Sorry, is EU Permit same as EEA Family Permit?

having search on google, and read more forums.

it have come across to me that someone have successfully got their wife's VISIT VISA change to a EEA Family Permit once she is in the UK, is that possible?

I might look in to this for more details if possible.

Cheers

Andy


----------



## Joppa (Sep 7, 2009)

andyanansu said:


> Sorry, is EU Permit same as EEA Family Permit?


It's the Irish version of EEA family permit.



> having search on google, and read more forums.
> 
> it have come across to me that someone have successfully got their wife's VISIT VISA change to a EEA Family Permit once she is in the UK, is that possible?
> 
> I might look in to this for more details if possible.

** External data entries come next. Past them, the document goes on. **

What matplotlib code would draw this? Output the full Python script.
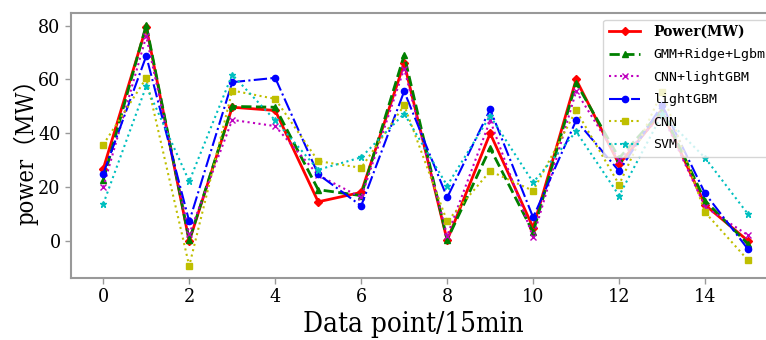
import matplotlib
matplotlib.use("Agg")
import matplotlib.pyplot as plt
from matplotlib.font_manager import FontProperties

x_points = list(range(16))
power = [26.8, 79.5, 0.0, 49.7, 48.5, 14.6, 18.1, 66.0, 0.3, 40.0, 5.0, 60.0, 28.5, 48.0, 13.4, 0.1]
gmm = [22.7, 80.2, 0.3, 50.0, 49.7, 19.1, 16.9, 69.0, 0.5, 34.5, 3.3, 58.8, 30.8, 48.5, 15.0, -1.1]
cnn_lgbm = [20.0, 76.0, 2.6, 45.0, 42.7, 24.5, 16.2, 64.0, 2.0, 44.8, 1.4, 55.6, 30.0, 47.0, 12.7, 2.2]
lgbm = [25.0, 68.7, 7.3, 59.0, 60.6, 24.8, 13.1, 55.6, 16.2, 48.9, 8.8, 44.8, 26.0, 50.5, 17.7, -3.0]
cnn = [35.8, 60.5, -9.2, 55.9, 52.8, 29.7, 27.2, 50.4, 7.3, 26.0, 18.7, 48.5, 21.0, 55.4, 10.7, -7.1]
svm = [13.8, 57.5, 22.2, 61.8, 44.8, 26.5, 31.1, 47.3, 20.6, 46.5, 21.8, 40.7, 16.9, 47.0, 30.9, 10.0]
labels = ["Power(MW)", "GMM+Ridge+Lgbm", "CNN+lightGBM", "lightGBM", "CNN", "SVM"]

fig = plt.figure(figsize=(7.66, 3.40), dpi=100)
ax = fig.add_axes([0.0927, 0.1824, 0.926, 0.7794])

ax.plot(x_points, power, color='r', linestyle='-', marker='D', markersize=4, linewidth=2, label=labels[0])
ax.plot(x_points, gmm, color='g', linestyle='--', marker='^', markersize=5, linewidth=2, label=labels[1])
ax.plot(x_points, cnn_lgbm, color='m', linestyle=':', marker='x', markersize=4, linewidth=1.5, label=labels[2])
ax.plot(x_points, lgbm, color='b', linestyle='-.', marker='o', markersize=4.5, linewidth=1.5, label=labels[3])
ax.plot(x_points, cnn, color='y', linestyle=':', marker='s', markersize=5, linewidth=1.5, label=labels[4])
ax.plot(x_points, svm, color='c', linestyle=':', marker='*', markersize=5, linewidth=1.5, label=labels[5])

ax.set_xticks(range(0, 15, 2))
ax.set_yticks(range(0, 81, 20))

tick_font = FontProperties(family=['DejaVu Serif'], stretch='condensed', size=14)
for t in ax.get_xticklabels() + ax.get_yticklabels():
    t.set_fontproperties(tick_font)

ax.set_xlabel("Data point/15min", fontproperties=FontProperties(family=['DejaVu Serif'], stretch='condensed', size=20), labelpad=4)
ax.xaxis.set_label_coords(0.482, -0.125)
ax.set_ylabel("power（MW）", fontproperties=FontProperties(family=['DejaVu Serif', 'Noto Sans CJK SC'], stretch='condensed', size=17), labelpad=0)

for sp in ax.spines.values():
    sp.set_color('#999999')
    sp.set_linewidth(1.5)
ax.tick_params(color='#999999', length=4, width=1)

leg = ax.legend(loc='upper right', bbox_to_anchor=(0.996, 1.0), handlelength=2.4, handletextpad=1.0,
                labelspacing=0.72, borderaxespad=0.5,
                prop=FontProperties(family=['DejaVu Sans Mono'], size=9.5))
leg.get_frame().set_edgecolor('#cccccc')
leg.get_texts()[0].set_fontproperties(FontProperties(family=['DejaVu Serif'], weight='bold', size=10))

fig.savefig("out.png", dpi=100)
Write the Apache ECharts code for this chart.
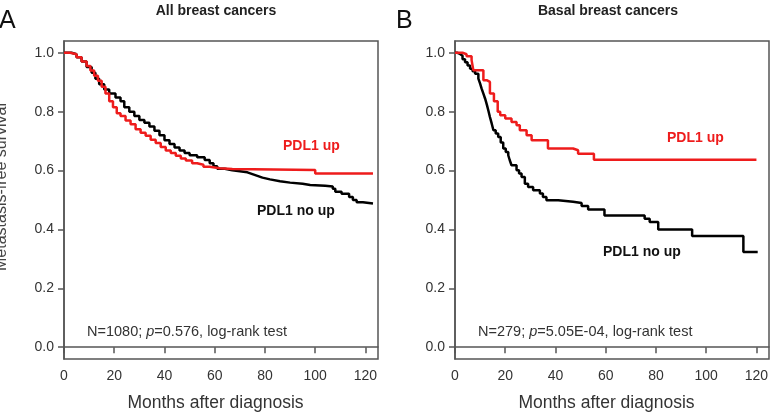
<!DOCTYPE html>
<html>
<head>
<meta charset="utf-8">
<script src="https://cdn.jsdelivr.net/npm/echarts@6/dist/echarts.min.js"></script>
<style>
  html, body { margin: 0; padding: 0; background: #fff; }
  #chart { width: 776px; height: 414px; }
</style>
</head>
<body>
<div id="chart"></div>
<script>
// tick labels
var xTicks = [0, 20, 40, 60, 80, 100, 120];
var yTicks = [0, 0.2, 0.4, 0.6, 0.8, 1.0];

// A: all breast cancers, PDL1 no up (months, survival)
var allNoUpT = [0, 3, 5, 7, 9, 11, 12.5, 14, 16, 18, 20.5, 22.5, 24, 26, 28, 30, 32, 34, 36, 38, 40, 42, 44, 46, 48, 50, 53, 56, 58, 59.5, 61, 64, 67, 70, 73, 75, 77, 79, 82, 86, 90, 95, 98, 104, 107, 108, 110.5, 113.5, 115, 116.5, 119, 123];
var allNoUpS = [1.0, 0.995, 0.985, 0.970, 0.952, 0.932, 0.912, 0.893, 0.875, 0.862, 0.848, 0.835, 0.815, 0.800, 0.785, 0.772, 0.762, 0.750, 0.735, 0.720, 0.703, 0.690, 0.678, 0.668, 0.660, 0.652, 0.645, 0.636, 0.625, 0.615, 0.606, 0.601, 0.598, 0.594, 0.588, 0.582, 0.576, 0.570, 0.564, 0.559, 0.555, 0.551, 0.548, 0.546, 0.538, 0.528, 0.521, 0.510, 0.500, 0.492, 0.488, 0.488];

// A: all breast cancers, PDL1 up
var allUpT = [0, 2.5, 5, 7, 9, 10.5, 12, 13.5, 15, 16.5, 18, 19.5, 21, 22.5, 24.5, 26.5, 28.5, 30.5, 32.5, 34.5, 36.5, 38.5, 40.5, 42.5, 44.5, 46.5, 48.5, 51, 53, 55.5, 58, 62, 67, 100, 123];
var allUpS = [1.0, 0.995, 0.985, 0.970, 0.955, 0.940, 0.922, 0.905, 0.885, 0.862, 0.835, 0.815, 0.795, 0.785, 0.770, 0.757, 0.740, 0.728, 0.718, 0.705, 0.694, 0.680, 0.668, 0.660, 0.650, 0.641, 0.634, 0.625, 0.620, 0.613, 0.608, 0.605, 0.602, 0.590, 0.590];

// B: basal breast cancers, PDL1 no up
var basalNoUpT = [0, 1, 2, 3, 4, 5, 6, 7, 8, 9.3, 10, 10.6, 11.3, 12, 12.7, 13.3, 13.9, 14.6, 15.3, 16.2, 17.2, 18.2, 19.2, 20.2, 21.2, 21.8, 22.5, 24.5, 25.5, 26.5, 27.8, 29.1, 31.1, 33.8, 35, 36.4, 41.1, 47, 50.4, 53, 59.5, 75.5, 77.5, 80.9, 94.4, 114.8, 120.5];
var basalNoUpS = [1.0, 0.996, 0.990, 0.978, 0.968, 0.957, 0.946, 0.937, 0.929, 0.912, 0.895, 0.878, 0.861, 0.844, 0.823, 0.803, 0.782, 0.760, 0.737, 0.726, 0.714, 0.695, 0.675, 0.663, 0.652, 0.635, 0.618, 0.601, 0.590, 0.578, 0.555, 0.544, 0.533, 0.522, 0.510, 0.499, 0.494, 0.490, 0.480, 0.468, 0.447, 0.436, 0.425, 0.400, 0.378, 0.323, 0.323];

// B: basal breast cancers, PDL1 up
var basalUpT = [0, 3, 4.6, 6.6, 7.3, 11.3, 12.6, 13.9, 15.5, 17, 18, 20, 22.5, 24.5, 25.8, 28.5, 30.5, 37, 47, 49, 55.3, 120];
var basalUpS = [1.0, 0.995, 0.988, 0.975, 0.941, 0.907, 0.901, 0.862, 0.835, 0.800, 0.788, 0.777, 0.765, 0.754, 0.737, 0.720, 0.703, 0.675, 0.669, 0.657, 0.637, 0.637];

function pairs(t, s) {
  return t.map(function (v, i) { return [v, s[i]]; });
}

var FONT = '"Liberation Sans", Arial, sans-serif';
var AXIS_COLOR = '#555';
var TEXT_COLOR = '#333';
var RED = '#ee1c1c';

function makeX(idx) {
  return {
    type: 'value', gridIndex: idx, min: 0, max: 125,
    name: 'Months after diagnosis', nameLocation: 'middle', nameGap: 35,
    nameTextStyle: { fontFamily: FONT, fontSize: 17.5, color: TEXT_COLOR, padding: [0, 11, 0, 0] },
    axisLine: { show: true, lineStyle: { color: AXIS_COLOR, width: 1.5 } },
    axisTick: { show: true, length: 6, customValues: xTicks, lineStyle: { color: AXIS_COLOR, width: 1.5 } },
    axisLabel: { customValues: xTicks, margin: 10, fontFamily: FONT, fontSize: 14, color: TEXT_COLOR },
    splitLine: { show: false }
  };
}

function makeY(idx) {
  return {
    type: 'value', gridIndex: idx, min: -0.04, max: 1.04,
    axisLine: { show: true, lineStyle: { color: AXIS_COLOR, width: 1.5 } },
    axisTick: { show: true, length: 6, customValues: yTicks, lineStyle: { color: AXIS_COLOR, width: 1.5 } },
    axisLabel: {
      customValues: yTicks, margin: 10, fontFamily: FONT, fontSize: 14, color: TEXT_COLOR,
      formatter: function (v) { return v.toFixed(1); }
    },
    splitLine: { show: false }
  };
}

function kmLine(idx, data, color) {
  return {
    type: 'line', xAxisIndex: idx, yAxisIndex: idx, step: 'end',
    showSymbol: false, animation: false, data: data,
    lineStyle: { color: color, width: 2.5 }
  };
}

function label(x, y, txt, color, size) {
  return {
    type: 'text', left: x, top: y,
    style: { text: txt, fill: color, font: 'bold ' + size + 'px ' + FONT }
  };
}

function testNote(x, txt) {
  return {
    type: 'text', left: x, top: 324,
    style: {
      text: txt, fill: TEXT_COLOR, font: '14.5px ' + FONT,
      rich: { i: { fontStyle: 'italic', fontFamily: FONT, fontSize: 14.5, fill: TEXT_COLOR } }
    }
  };
}

// plain box, no automatic shrinking to fit names
var gridBox = { show: true, borderColor: AXIS_COLOR, borderWidth: 1.5, backgroundColor: 'transparent', outerBoundsMode: 'none', containLabel: false };

var option = {
  backgroundColor: '#fff',
  animation: false,
  grid: [
    Object.assign({ left: 64, top: 41, width: 314, height: 318 }, gridBox),
    Object.assign({ left: 455, top: 41, width: 314, height: 318 }, gridBox)
  ],
  xAxis: [makeX(0), makeX(1)],
  yAxis: [makeY(0), makeY(1)],
  series: [
    kmLine(0, pairs(allNoUpT, allNoUpS), '#000'),
    kmLine(0, pairs(allUpT, allUpS), RED),
    kmLine(1, pairs(basalNoUpT, basalNoUpS), '#000'),
    kmLine(1, pairs(basalUpT, basalUpS), RED)
  ],
  graphic: [
    // panel letters and titles
    { type: 'text', left: -1, top: 9, style: { text: 'A', fill: '#111', font: '25px ' + FONT } },
    { type: 'text', left: 396, top: 9, style: { text: 'B', fill: '#111', font: '25px ' + FONT } },
    { type: 'text', x: 216, y: 11, style: { text: 'All breast cancers', fill: '#222', font: 'bold 14px ' + FONT, align: 'center', verticalAlign: 'middle' } },
    { type: 'text', x: 608, y: 11, style: { text: 'Basal breast cancers', fill: '#222', font: 'bold 14px ' + FONT, align: 'center', verticalAlign: 'middle' } },
    // y axis title, cut at the left edge
    {
      type: 'text', x: 2, y: 187, rotation: Math.PI / 2,
      style: { text: 'Metastasis-free survival', fill: '#444', font: '16px ' + FONT, align: 'center', verticalAlign: 'middle' }
    },
    // curve labels
    label(283, 139, 'PDL1 up', RED, 14),
    label(257, 204, 'PDL1 no up', '#111', 14),
    label(667, 131, 'PDL1 up', RED, 14),
    label(603, 245, 'PDL1 no up', '#111', 14),
    // test results
    testNote(87, 'N=1080; {i|p}=0.576, log-rank test'),
    testNote(478, 'N=279; {i|p}=5.05E-04, log-rank test')
  ]
};

var chart = echarts.init(document.getElementById('chart'));
chart.setOption(option);
</script>
</body>
</html>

That won't be possible in your case, because you are a British citizen. Within UK you can't exercise your treaty rights so you and your wife will be subject to UK rules. If you were a French citizen and living in UK, that scenario would be possible.
Be careful about googling, because not everything you read online is correct or applies exactly to your case.


----------



## andyanansu (Oct 2, 2012)

ic, so i guess the easiest option would be for me to go to Ireland asap wouldn't it?

If I do go to Ireland and find a job there within a month or less, paying tax and all that, 

Then, she can apply for the Ireland EEA again, say, in a month's time, would the previous rejected EEA count against her?

what would you do in this case? or if you have any other option that you can think of that would works that i might have missed out?


on another note:
do you think they rejected my wife's irish eea is because she had her uk eea rejected therefore revealing that she is ultimately going for the uk?
or is it simply just because i'm not in the ireland paying irish tax at the time she was applying?


another question:
CAN people apply for eea to use for short term holiday travels with their partners rather than long term settles?


Thanks for all you helps, much appreciated.

Andy


----------



## Joppa (Sep 7, 2009)

andyanansu said:


> ic, so i guess the easiest option would be for me to go to Ireland asap wouldn't it?
> 
> If I do go to Ireland and find a job there within a month or less, paying tax and all that,
> 
> ...


It would help for you to be established with a job and accommodation in Ireland. Then she can apply for permit to join you in Ireland. As you are actually exercising your treaty rights (though British citizens have always had the right to live and work in Ireland, and _vice versa_, long before EU). Itish authorities have little ground for refusing her request. But do remember the parlous state of Irish economy, and the difficulty of finding a job.



> on another note:
> do you think they rejected my wife's irish eea is because she had her uk eea rejected therefore revealing that she is ultimately going for the uk?
> or is it simply just because i'm not in the ireland paying irish tax at the time she was applying?


I think both. As they have access to UK immigration database, they must have found out about her failed application for UK EEA permit, which showed her intention to live in UK.



> another question:
> CAN people apply for eea to use for short term holiday travels with their partners rather than long term settles?


Yes, that's perfectly ok.


----------